How to be a dad…..when you don’t know what a dad does

I didn’t have a dad. Don’t get me wrong.  I’m not Jesus Christ and I am sure as heck that my mother was not along the same vein as Mary in producing me through some crazy immaculate conception.  I just didn’t have a father in my life (well, not one that was mine).

My parents separated when I was very young.  I have no memory of living with him as a toddler, often thinking I was adopted (as I don’t look like my mother at all), but all hopes of this were dashed aside when I met (yes, met my father).  I remember seeing him and thinking, “nope, don’t look like him at all, maybe I am adopted”….then he smiled.  All doubts were removed as him and I (and now my son) pretty much share the same smile.

But to my point, me growing up without a constant father figure in my life.  So I have noooooo idea what to do as a father.  I have joked that my parenting is 50% made up, 40% winging it, 20% doing what my wife tells me and 20% bad maths.  I’ve been absolutely clueless with what to do and generally just throw to extremes when it comes to my decision making process – spilt milkshake? You can never have milkshake ever again for the rest of your life. Catch a cold? overdressing is the way to go. Overheating from too many items of clothing? strip down to almost nothing.  Without any reference points, I struggled to find balance.  It doesn’t help that I have had no real guidance in how to deal with my emotions so I often got angry at my kids for the silliest reasons and dealt with them in the completely wrong manner.

Yelling and screaming

It doesn’t work.  It didn’t really work when my mother yelled and screamed at me (whenever I misbehaved, she didn’t just yell at me constantly) and it doesn’t work for me with my kids…but it’s what I fell back to when I got frustrated.

Swearing?  Like a goddamned trooper.  I’d make a 1940’s sailor blush with some of the words that exit my mouth….is it appropriate around the young folk?  Shit no.  Do I think about it at the time? Even shitter no.  Do I think about it after the fact? Yes….with regret, sadness and thoughts of never doing it again. Does it stop me from doing it again? Shit no…..but less so.  My vocabulary, while a bit on the colourful side, is improving daily and hopefully, starting to lean in a direction where it lends positively to my children’s linguistic verbosity.
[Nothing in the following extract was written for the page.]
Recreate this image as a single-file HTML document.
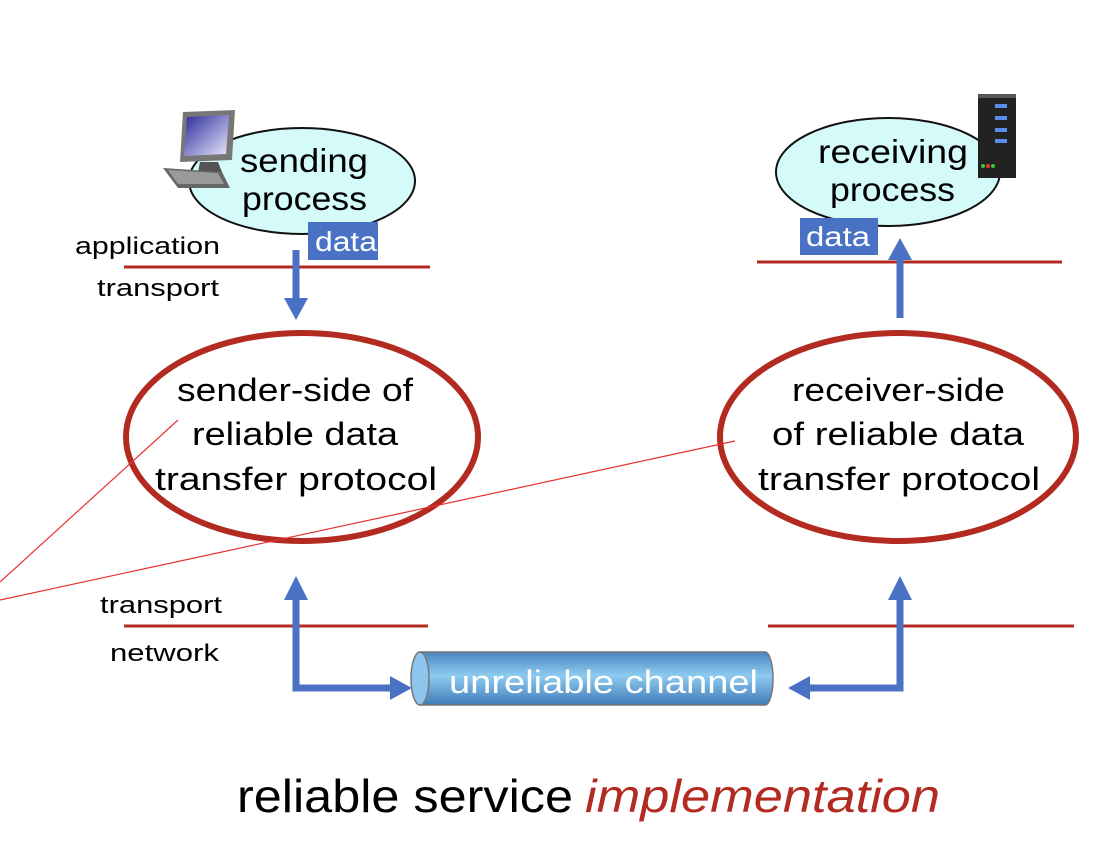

Give and give a little more

I like to provide.  Not that I didn’t have things growing up, I was provided for well within the meagre means my mother had at her disposal, I just wish I had more positive experiences. Things that created memories.  Some of my favourite memories have been etched in my brain as experiences;

My Aunty and Uncle deciding, on a whim, to go for a drive to get a pie….3 hours away in Auckland from (at the time) the only George Pie restaurant we had access to) or driving to spend a day somewhere under the guise of “getting icecream”.  I was once asked to house-sit for them while they went on a trip to the South Island and the day they left, I found myself bundled into the car to accompany them.

My best friend growing up had great parents, a caring mum (she spent an evening making sausage rolls and party pies for a party that was held after our school ball/formal/prom) and jokester/thrillseeking father – I recall going on a holiday to Whangamata where my friends father rode his motorcycle and we took the car and I’m sure he just liked overtaking us at breakneck speed every opportunity he had.

These examples though were what I liked the most of parents and what I wished for constantly as a child.  I now incorporate this where I can – we have had family trips where we take turns deciding which direction we take at the next intersection, each taking turns to choose the music playing in our trips, We encourage (when I say we, I mean I) silliness as much as possible – if in public even better e.g. skipping through Woolworths, waltzing in Westfield, trying to convince my son to ride his scooter through Harvey Norman.

With no father to guide me, I’ve had to take inspiration where I can. An uncle here, a best friend’s  father there, a father-in-law you could only wish for, a wife with great support and direction. Either way, it’s a constant learning process, but I can guarantee that this is a course that I’m trying my hardest to pass. 

Sure, we make mistakes as parents, but when we are getting things right, we are absolutely smashing it.